Speaking to reporters in the Bulgarian capital of Sofia, she called the double veto at the UN Security Council on Saturday "a travesty."

"Faced with a neutered Security Council, we have to redouble our efforts outside of the United Nations," she said.

Clinton's call suggests the formation of a formal group of like-minded nations to co-ordinate assistance to the Syrian opposition, similar but not identical to the Contact Group on Libya, which oversaw international help for opponents of the late deposed Libyan leader Moammar Gadhafi.

U.S. officials said an alliance would work to further squeeze the Assad regime by stepping up sanctions against it, bringing disparate Syrian opposition groups inside and outside the country together, providing humanitarian relief for embattled Syrian communities and working to prevent an escalation of violence by monitoring arms sales.

Indeed, the timing of Russia's and China's defiance also proves awkward for Prime Minister Stephen Harper as he leads a delegation to China later this week.

Canadian officials said China's vote on Syria would be raised, but not in public.

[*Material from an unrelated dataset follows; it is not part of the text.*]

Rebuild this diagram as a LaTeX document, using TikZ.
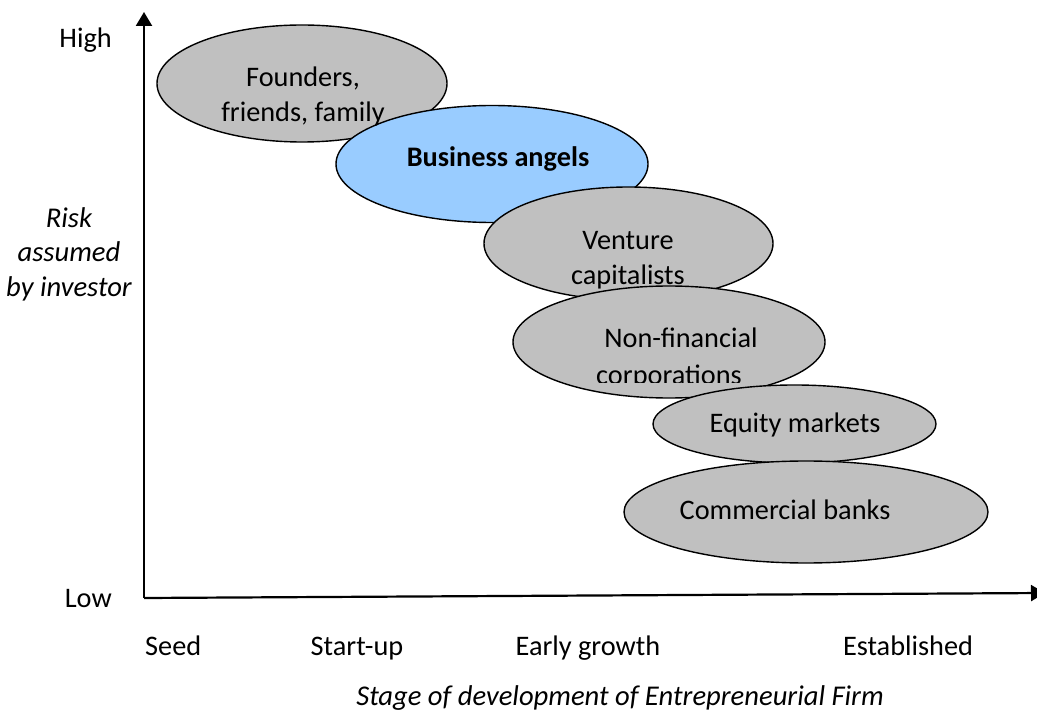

"I think both the prime minister and I will have a full ranging and open and honest discussion with our Chinese counterparts as we always do," Foreign Affairs Minister John Baird told CTV's Question Period. "I think we're better to engage than to sit on the sidelines, so we look forward to arriving in Beijing and some important meetings for Canada,"

Fears abound that if the opposition in Syria turns to armed resistance, the result could be a dramatic increase in bloodshed.

This was evident on Sunday as at least 30 civilians were killed, including five children and a woman who was hit by a bullet while standing on her balcony as troops fired on protesters in a Damascus suburb, according to the Britain-based Syrian Observatory for Human Rights, an activist group.

Government forces firing mortars and heavy machine-guns also battered the mountain town of Zabadani, north of Damascus, a significant opposition stronghold that fell under rebel control late last month. Bombardment the past two days has wounded dozens and forced scores of families to flee, an activist in the town said.

And the commander of the Free Syrian Army told The Associated Press that, after the vetoes at the UN, "there is no other road" except military action to topple Assad.

"We consider that Syria is occupied by a criminal gang and we must liberate the country from this gang," Col. Riad al-Asaad said, speaking by telephone from Turkey. "This regime does not understand the language of politics. It only understands the language of force."

But those loyal to Assad cheered the move by Russia and China and hailed it as a snub to the western powers.

"Thanks Russia, thanks China for undermining the Western conspiracy against our country," said Nibal Hmeid, a 24-year-old teacher at the rally.

She said Assad should now settle the situation "decisively and militarily against those armed criminals."